If No One Sees, Do We Exist?
FOMO, Facades, and the Fragility of Digital Existence
I want to say yes. We do exist. However, it seems to be so much more complicated than that. In a society that is ever focused on our individual presence, we think that the only times we are seen are when we make ourselves visible. In reality, we are so much more than what our profiles, bios, and broader digital footprint make us out to be.
We post because the likes and comments make us feel good. They are our friends, our family, people we know, others we knew, and some we want to know. We post for those people, not ourselves. Sit and think about why your Instagram or TikTok looks the way it does. Our curation of our lives creates this false facade of the perfect life that we are living. No one wants to see the hardship, only the highlights. If we disconnect ourselves, delete everything, and try to become ourselves again, does it matter?
It’s a fine line that we walk-making ourselves known or going off the grid-and personally, I can never figure out which is correct. For me, my presence is more than for myself, it’s the way I stay in contact with the people I meet. I would never hear from the people I had all those interesting encounters with- that long summer camp from two summers ago, my elementary schoolmates, and sadly, my closest friends. These apps provide superficial updates for one another. A way for us to see each other's newest projects, vacations, or simply daily lives. The fear of missing out (FOMO) is ever so consuming that it is hard to just quit entirely. The world feels like it is happening around us, and we won’t have the opportunity to be a part of it. I sometimes have to remember that I am more than the 28 posts I have online. Although in reality I am more than my accounts, if no one knows that, do I really exist.

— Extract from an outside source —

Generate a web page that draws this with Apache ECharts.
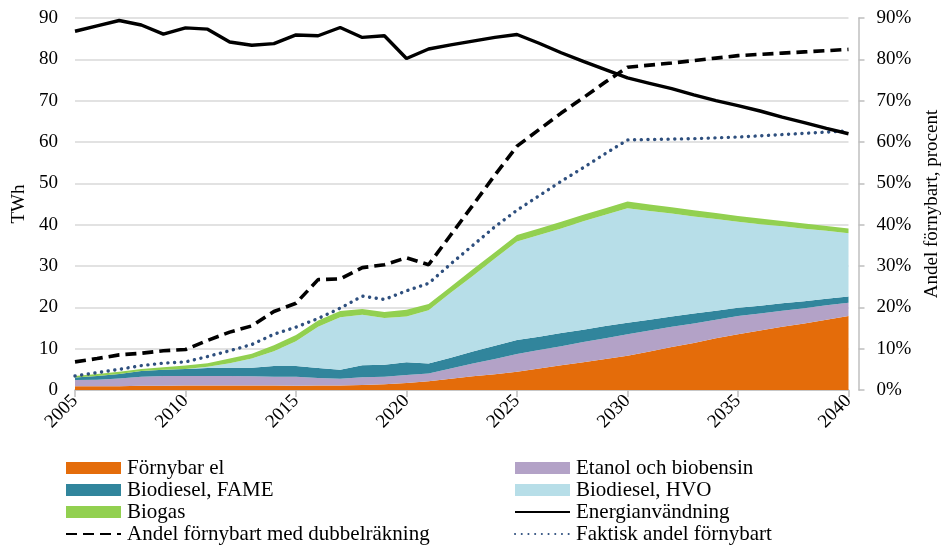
<!DOCTYPE html>
<html><head><meta charset="utf-8">
<script src="https://cdn.jsdelivr.net/npm/echarts@6/dist/echarts.min.js"></script>
<style>html,body{margin:0;padding:0;background:#fff}#c{width:941px;height:549px}</style>
</head><body><div id="c"></div>
<script>
const years = ['2005','2006','2007','2008','2009','2010','2011','2012','2013','2014','2015','2016','2017','2018','2019','2020','2021','2022','2023','2024','2025','2026','2027','2028','2029','2030','2031','2032','2033','2034','2035','2036','2037','2038','2039','2040'];
// TWh, stacked components
const fornybarEl = [0.9,0.9,0.9,1.0,1.0,1.1,1.1,1.1,1.1,1.1,1.0,1.1,1.1,1.2,1.4,1.7,2.1,2.7,3.3,3.8,4.4,5.2,6.0,6.7,7.5,8.3,9.3,10.4,11.4,12.5,13.5,14.4,15.3,16.1,17.0,17.9];
const etanol     = [1.5,1.6,1.9,2.2,2.4,2.3,2.3,2.3,2.2,2.1,2.2,1.8,1.6,1.9,1.8,1.9,1.9,2.5,3.1,3.7,4.3,4.5,4.6,4.9,5.0,5.2,5.1,4.9,4.7,4.5,4.4,4.1,3.9,3.7,3.5,3.2];
const fame       = [0.6,0.9,1.1,1.4,1.5,1.7,1.9,2.0,2.1,2.6,2.6,2.4,2.2,2.9,2.9,3.1,2.4,2.6,2.9,3.2,3.4,3.2,3.2,3.0,3.0,2.8,2.6,2.5,2.4,2.2,2.0,1.9,1.8,1.7,1.6,1.5];
const hvo        = [0.0,0.0,0.0,0.0,0.0,0.0,0.3,1.1,2.2,3.6,6.0,10.0,12.7,12.2,11.3,11.1,12.9,15.7,18.3,21.1,23.8,24.6,25.3,26.2,26.9,27.7,26.3,24.9,23.5,22.2,20.8,19.7,18.6,17.5,16.4,15.3];
const biogas     = [0.4,0.5,0.5,0.5,0.6,0.8,0.9,1.1,1.2,1.4,1.5,1.5,1.5,1.4,1.5,1.6,1.5,1.5,1.6,1.5,1.6,1.6,1.6,1.6,1.6,1.6,1.6,1.5,1.5,1.4,1.4,1.4,1.3,1.3,1.2,1.2];
// TWh line
const energi     = [86.8,88.1,89.4,88.3,86.1,87.6,87.3,84.2,83.4,83.8,85.9,85.7,87.7,85.3,85.7,80.2,82.5,83.5,84.4,85.3,86.0,83.9,81.6,79.5,77.5,75.5,74.2,72.9,71.4,70.0,68.8,67.5,66.0,64.7,63.3,62.0];
// percent lines
const andelDubbel = [6.8,7.6,8.5,8.9,9.5,9.8,12.0,14.0,15.5,19.0,21.0,26.7,26.9,29.6,30.3,32.0,30.3,37.5,44.7,52.0,59.0,63.0,67.0,70.7,74.5,78.1,78.6,79.1,79.7,80.3,80.9,81.2,81.5,81.8,82.1,82.4];
const faktisk     = [3.4,4.2,5.0,5.9,6.5,6.8,8.1,9.5,11.0,13.5,15.2,17.3,19.8,22.7,21.9,24.0,25.8,30.5,35.0,39.5,43.5,47.0,50.5,53.8,57.2,60.5,60.6,60.7,60.8,61.0,61.2,61.5,61.8,62.1,62.4,62.7];

const FONT = 'Liberation Serif';
const areaSeries = (name, data, color) => ({
  name, type:'line', stack:'tot', data, symbol:'none', showSymbol:false,
  lineStyle:{width:0}, areaStyle:{color, opacity:1}, itemStyle:{color}, z:1
});
const lineLegend = name => ({name, itemStyle:{opacity:0}});
const legendText = {fontFamily:FONT, fontSize:21, lineHeight:22, color:'#000', padding:[0,0,0,1]};

const chart = echarts.init(document.getElementById('c'));
chart.setOption({
  animation:false,
  textStyle:{fontFamily:FONT},
  grid:{left:75, right:92.5, top:18, bottom:159, containLabel:false, outerBoundsMode:'none'},
  xAxis:{
    type:'category', data:years, boundaryGap:false,
    axisLine:{show:true, lineStyle:{color:'#BFBFBF', width:1.5}},
    axisTick:{show:true, length:7, interval:4, lineStyle:{color:'#BFBFBF', width:1.5}},
    axisLabel:{interval:4, rotate:45, margin:8, color:'#000', fontFamily:FONT, fontSize:19},
    splitLine:{show:false}
  },
  yAxis:[
    {type:'value', min:0, max:90, interval:10, position:'left',
     name:'TWh', nameLocation:'middle', nameGap:44, nameRotate:90,
     nameTextStyle:{fontFamily:FONT, fontSize:19, color:'#000'},
     axisLine:{show:false}, axisTick:{show:false},
     axisLabel:{color:'#000', fontFamily:FONT, fontSize:19, margin:17},
     splitLine:{show:true, lineStyle:{color:'#D9D9D9', width:1.5}}},
    {type:'value', min:0, max:90, interval:10, position:'right', offset:10,
     name:'Andel förnybart, procent', nameLocation:'middle', nameGap:63, nameRotate:90,
     nameTextStyle:{fontFamily:FONT, fontSize:19, color:'#000'},
     axisLine:{show:true, lineStyle:{color:'#BFBFBF', width:1.5}},
     axisTick:{show:true, inside:false, length:6, lineStyle:{color:'#BFBFBF', width:1.5}},
     axisLabel:{color:'#000', fontFamily:FONT, fontSize:19, margin:18, formatter:'{value}%'},
     splitLine:{show:false}}
  ],
  legend:[
    {orient:'vertical', left:65, top:457, padding:0, itemWidth:55, itemHeight:12, itemGap:0,
     textStyle:legendText,
     data:[{name:'Förnybar el', icon:'rect'},{name:'Biodiesel, FAME', icon:'rect'},{name:'Biogas', icon:'rect'},lineLegend('Andel förnybart med dubbelräkning')]},
    {orient:'vertical', left:514, top:457, padding:0, itemWidth:55, itemHeight:12, itemGap:0,
     textStyle:legendText,
     data:[{name:'Etanol och biobensin', icon:'rect'},{name:'Biodiesel, HVO', icon:'rect'},lineLegend('Energianvändning'),lineLegend('Faktisk andel förnybart')]}
  ],
  series:[
    areaSeries('Förnybar el', fornybarEl, '#E46C0A'),
    areaSeries('Etanol och biobensin', etanol, '#B3A2C7'),
    areaSeries('Biodiesel, FAME', fame, '#31859C'),
    areaSeries('Biodiesel, HVO', hvo, '#B7DEE8'),
    areaSeries('Biogas', biogas, '#92D050'),
    {name:'Energianvändning', type:'line', data:energi, symbol:'none', z:5,
     itemStyle:{color:'#000'}, lineStyle:{color:'#000', width:3.4}},
    {name:'Andel förnybart med dubbelräkning', type:'line', yAxisIndex:1, data:andelDubbel, symbol:'none', z:4,
     itemStyle:{color:'#000'}, lineStyle:{color:'#000', width:3.6, type:[11,6]}},
    {name:'Faktisk andel förnybart', type:'line', yAxisIndex:1, data:faktisk, symbol:'none', z:4,
     itemStyle:{color:'#2E4F7E'}, lineStyle:{color:'#2E4F7E', width:3.4, type:[0.1,6.6], cap:'round'}}
  ]
});
</script></body></html>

I yearn for the past when our phones were as obsolete as the white Crayon in the Crayon box (necessary on a few occasions). Where conversations, mail, long phone calls, and meet-ups connected us, letting each of us know of each other’s presence. Now it seems we exist in a void. We are disconnected from our world and each other, so we live independently until meeting by chance. We are so wrapped up in our own worlds that we feel confined to the cell of our own making. It seems as if we've lost our words and feelings on the powerlines and have picked up a false persona on the way. Our “selves” are lost and replaced by something empty. In a world of 8 billion people, only our innermost circle knows we really exist.